[start of Information shown]

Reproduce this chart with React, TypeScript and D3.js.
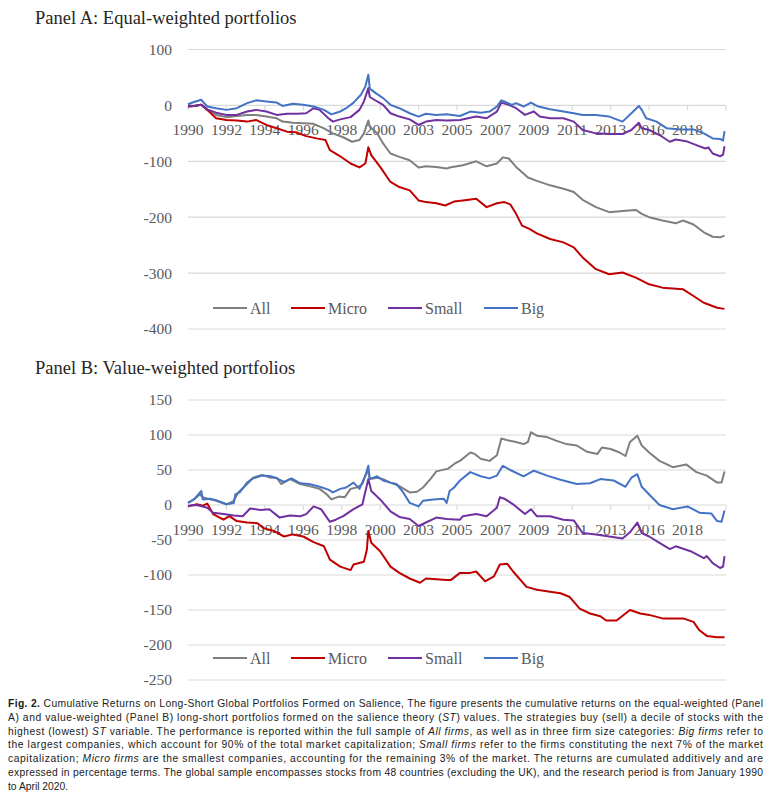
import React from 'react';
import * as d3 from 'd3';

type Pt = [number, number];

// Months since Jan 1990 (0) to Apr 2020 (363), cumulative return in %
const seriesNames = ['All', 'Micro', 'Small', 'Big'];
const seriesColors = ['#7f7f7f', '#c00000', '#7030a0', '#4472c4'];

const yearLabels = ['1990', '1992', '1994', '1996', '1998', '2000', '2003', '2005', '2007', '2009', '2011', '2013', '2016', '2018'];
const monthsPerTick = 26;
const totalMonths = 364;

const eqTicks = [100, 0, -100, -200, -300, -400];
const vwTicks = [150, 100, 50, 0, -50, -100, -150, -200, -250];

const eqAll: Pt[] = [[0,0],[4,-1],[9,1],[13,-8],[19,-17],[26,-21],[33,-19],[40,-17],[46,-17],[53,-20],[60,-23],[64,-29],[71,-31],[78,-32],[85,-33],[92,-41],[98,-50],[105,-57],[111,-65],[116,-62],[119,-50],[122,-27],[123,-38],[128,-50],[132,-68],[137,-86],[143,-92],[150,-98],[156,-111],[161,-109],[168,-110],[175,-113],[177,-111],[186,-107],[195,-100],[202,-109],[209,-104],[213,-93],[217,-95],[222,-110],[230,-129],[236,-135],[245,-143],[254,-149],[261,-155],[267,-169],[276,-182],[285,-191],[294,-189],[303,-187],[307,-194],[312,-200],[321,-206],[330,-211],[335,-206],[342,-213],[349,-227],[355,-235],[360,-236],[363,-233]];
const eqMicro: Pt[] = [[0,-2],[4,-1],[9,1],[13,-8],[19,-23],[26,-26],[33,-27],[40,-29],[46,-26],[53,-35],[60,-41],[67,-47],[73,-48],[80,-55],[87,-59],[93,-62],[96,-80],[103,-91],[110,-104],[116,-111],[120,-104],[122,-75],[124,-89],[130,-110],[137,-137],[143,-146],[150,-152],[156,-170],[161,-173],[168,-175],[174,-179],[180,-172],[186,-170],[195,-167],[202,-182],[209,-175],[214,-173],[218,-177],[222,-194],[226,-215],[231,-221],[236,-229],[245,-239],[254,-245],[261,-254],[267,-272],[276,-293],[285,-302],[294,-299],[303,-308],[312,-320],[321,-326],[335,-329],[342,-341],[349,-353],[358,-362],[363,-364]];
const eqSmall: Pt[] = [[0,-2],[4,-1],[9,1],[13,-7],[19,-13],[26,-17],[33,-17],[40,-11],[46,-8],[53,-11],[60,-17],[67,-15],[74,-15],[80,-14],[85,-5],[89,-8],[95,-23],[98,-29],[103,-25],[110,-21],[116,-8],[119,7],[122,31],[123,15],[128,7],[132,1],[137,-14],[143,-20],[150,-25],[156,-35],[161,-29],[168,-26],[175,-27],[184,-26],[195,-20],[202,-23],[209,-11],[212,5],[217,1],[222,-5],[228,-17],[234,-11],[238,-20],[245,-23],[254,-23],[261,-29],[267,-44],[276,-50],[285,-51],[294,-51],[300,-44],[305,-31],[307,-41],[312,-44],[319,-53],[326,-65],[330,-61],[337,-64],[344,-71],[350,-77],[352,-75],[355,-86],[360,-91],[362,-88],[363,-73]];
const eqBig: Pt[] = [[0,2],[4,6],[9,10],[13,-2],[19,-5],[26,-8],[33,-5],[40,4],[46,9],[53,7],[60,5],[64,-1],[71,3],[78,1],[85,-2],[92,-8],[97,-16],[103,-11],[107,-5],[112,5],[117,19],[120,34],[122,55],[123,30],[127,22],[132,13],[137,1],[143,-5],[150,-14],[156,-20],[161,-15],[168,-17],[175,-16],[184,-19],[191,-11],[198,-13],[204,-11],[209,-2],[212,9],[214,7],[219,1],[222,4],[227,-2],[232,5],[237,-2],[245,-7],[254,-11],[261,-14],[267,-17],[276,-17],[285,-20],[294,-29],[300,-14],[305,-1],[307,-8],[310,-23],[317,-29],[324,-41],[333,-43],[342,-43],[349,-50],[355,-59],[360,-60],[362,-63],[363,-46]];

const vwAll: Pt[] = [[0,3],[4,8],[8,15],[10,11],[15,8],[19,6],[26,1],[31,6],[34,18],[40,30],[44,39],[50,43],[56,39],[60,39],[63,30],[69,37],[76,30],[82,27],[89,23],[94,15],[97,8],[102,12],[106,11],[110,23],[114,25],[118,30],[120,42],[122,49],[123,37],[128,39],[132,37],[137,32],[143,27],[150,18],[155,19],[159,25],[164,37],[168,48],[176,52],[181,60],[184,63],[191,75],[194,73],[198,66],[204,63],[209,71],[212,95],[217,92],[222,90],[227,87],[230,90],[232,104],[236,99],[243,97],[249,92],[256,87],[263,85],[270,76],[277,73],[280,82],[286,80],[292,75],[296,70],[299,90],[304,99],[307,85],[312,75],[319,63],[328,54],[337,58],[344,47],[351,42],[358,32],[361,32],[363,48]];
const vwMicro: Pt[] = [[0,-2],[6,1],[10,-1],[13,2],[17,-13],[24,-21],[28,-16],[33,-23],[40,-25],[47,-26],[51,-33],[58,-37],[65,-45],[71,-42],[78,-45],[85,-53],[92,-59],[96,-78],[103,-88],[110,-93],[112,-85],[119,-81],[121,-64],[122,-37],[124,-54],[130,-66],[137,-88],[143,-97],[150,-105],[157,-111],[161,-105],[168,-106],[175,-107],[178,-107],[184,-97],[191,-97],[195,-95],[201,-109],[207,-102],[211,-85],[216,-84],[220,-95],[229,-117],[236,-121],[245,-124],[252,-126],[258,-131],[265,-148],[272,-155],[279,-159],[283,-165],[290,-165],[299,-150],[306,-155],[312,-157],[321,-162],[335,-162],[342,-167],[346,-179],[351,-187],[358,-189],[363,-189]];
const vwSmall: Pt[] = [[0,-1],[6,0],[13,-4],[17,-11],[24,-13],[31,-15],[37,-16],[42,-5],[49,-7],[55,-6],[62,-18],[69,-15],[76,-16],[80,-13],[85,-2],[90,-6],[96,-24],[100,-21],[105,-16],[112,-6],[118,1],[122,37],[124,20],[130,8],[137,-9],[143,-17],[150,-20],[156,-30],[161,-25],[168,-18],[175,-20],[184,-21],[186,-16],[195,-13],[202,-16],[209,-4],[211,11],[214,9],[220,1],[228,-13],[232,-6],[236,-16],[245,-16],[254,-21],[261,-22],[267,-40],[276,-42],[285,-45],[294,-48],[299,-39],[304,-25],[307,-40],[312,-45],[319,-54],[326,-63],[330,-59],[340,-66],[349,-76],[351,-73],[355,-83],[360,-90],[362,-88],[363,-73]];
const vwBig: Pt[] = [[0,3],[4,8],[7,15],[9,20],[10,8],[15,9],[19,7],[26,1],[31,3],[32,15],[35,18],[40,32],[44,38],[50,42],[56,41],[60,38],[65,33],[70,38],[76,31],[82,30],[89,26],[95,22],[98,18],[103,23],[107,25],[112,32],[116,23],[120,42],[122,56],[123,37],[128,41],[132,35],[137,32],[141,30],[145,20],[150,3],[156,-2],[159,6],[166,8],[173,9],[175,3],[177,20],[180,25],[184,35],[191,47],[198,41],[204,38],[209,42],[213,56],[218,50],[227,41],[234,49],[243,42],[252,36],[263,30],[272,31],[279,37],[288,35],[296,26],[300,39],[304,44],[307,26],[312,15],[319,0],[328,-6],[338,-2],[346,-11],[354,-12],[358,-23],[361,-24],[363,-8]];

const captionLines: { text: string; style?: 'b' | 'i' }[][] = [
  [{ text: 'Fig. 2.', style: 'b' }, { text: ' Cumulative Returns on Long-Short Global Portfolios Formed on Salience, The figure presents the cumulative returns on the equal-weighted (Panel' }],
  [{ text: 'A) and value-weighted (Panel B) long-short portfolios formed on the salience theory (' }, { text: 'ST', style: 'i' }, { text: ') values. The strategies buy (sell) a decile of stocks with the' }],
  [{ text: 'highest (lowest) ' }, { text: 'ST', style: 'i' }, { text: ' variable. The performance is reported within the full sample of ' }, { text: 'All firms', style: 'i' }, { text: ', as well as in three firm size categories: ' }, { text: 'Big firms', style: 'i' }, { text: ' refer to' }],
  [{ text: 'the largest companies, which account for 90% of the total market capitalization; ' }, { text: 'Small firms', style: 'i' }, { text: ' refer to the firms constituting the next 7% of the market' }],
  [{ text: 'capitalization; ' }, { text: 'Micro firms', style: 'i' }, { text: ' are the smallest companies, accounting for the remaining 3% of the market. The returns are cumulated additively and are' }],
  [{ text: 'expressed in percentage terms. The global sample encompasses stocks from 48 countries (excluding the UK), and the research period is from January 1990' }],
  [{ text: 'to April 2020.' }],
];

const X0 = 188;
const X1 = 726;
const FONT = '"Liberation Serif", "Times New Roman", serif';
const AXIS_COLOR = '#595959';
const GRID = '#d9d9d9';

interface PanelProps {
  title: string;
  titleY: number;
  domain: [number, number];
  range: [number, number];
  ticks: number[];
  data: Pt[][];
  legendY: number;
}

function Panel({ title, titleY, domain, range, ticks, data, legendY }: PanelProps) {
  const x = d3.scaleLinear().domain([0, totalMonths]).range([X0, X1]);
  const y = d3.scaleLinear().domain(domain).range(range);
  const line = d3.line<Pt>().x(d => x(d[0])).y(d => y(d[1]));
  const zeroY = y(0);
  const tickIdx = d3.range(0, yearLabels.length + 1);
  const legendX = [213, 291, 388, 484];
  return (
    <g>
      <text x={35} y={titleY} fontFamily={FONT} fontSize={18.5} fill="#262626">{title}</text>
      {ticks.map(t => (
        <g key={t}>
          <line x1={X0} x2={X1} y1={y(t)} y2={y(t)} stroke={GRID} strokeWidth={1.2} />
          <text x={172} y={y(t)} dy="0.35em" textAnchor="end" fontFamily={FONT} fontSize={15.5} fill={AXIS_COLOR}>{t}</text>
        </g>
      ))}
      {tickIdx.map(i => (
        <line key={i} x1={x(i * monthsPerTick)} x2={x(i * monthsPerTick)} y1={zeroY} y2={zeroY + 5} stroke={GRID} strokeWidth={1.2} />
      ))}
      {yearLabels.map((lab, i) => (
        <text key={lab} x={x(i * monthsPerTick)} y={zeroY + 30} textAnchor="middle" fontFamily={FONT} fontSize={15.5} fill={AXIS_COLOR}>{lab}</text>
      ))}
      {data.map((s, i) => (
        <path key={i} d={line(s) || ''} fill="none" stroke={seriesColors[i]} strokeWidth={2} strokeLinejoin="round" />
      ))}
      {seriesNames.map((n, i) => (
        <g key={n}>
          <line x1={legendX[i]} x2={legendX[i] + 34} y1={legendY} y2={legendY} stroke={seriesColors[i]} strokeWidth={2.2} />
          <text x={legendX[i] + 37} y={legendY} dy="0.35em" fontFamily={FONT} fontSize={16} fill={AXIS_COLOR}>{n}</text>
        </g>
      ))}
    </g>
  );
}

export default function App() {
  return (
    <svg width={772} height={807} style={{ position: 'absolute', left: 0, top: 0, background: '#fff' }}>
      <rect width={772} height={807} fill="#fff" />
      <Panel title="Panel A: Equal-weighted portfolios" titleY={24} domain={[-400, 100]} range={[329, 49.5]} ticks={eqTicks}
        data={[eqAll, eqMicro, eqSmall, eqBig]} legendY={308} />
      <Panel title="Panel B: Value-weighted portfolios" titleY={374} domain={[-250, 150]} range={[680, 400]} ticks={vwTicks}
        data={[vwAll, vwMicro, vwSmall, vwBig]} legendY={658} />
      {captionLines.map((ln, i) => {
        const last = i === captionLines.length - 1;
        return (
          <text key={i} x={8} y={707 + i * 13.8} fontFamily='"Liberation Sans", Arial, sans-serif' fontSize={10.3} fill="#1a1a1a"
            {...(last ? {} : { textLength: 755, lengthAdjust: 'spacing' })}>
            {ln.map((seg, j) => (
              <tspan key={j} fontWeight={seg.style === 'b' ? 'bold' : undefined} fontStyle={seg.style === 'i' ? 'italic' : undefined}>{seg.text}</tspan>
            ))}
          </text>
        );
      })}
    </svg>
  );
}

[end of Information shown]

- [Instructions for the task]: Quote, exactly and only, the lines from the first line of the data above through the line containing "['#7f7f7f', '#c00000', '#7030a0', '#4472c4'];". The pictures do not belong in it.

- [Result]:
Reproduce this chart with React, TypeScript and D3.js.
import React from 'react';
import * as d3 from 'd3';

type Pt = [number, number];

// Months since Jan 1990 (0) to Apr 2020 (363), cumulative return in %
const seriesNames = ['All', 'Micro', 'Small', 'Big'];
const seriesColors = ['#7f7f7f', '#c00000', '#7030a0', '#4472c4'];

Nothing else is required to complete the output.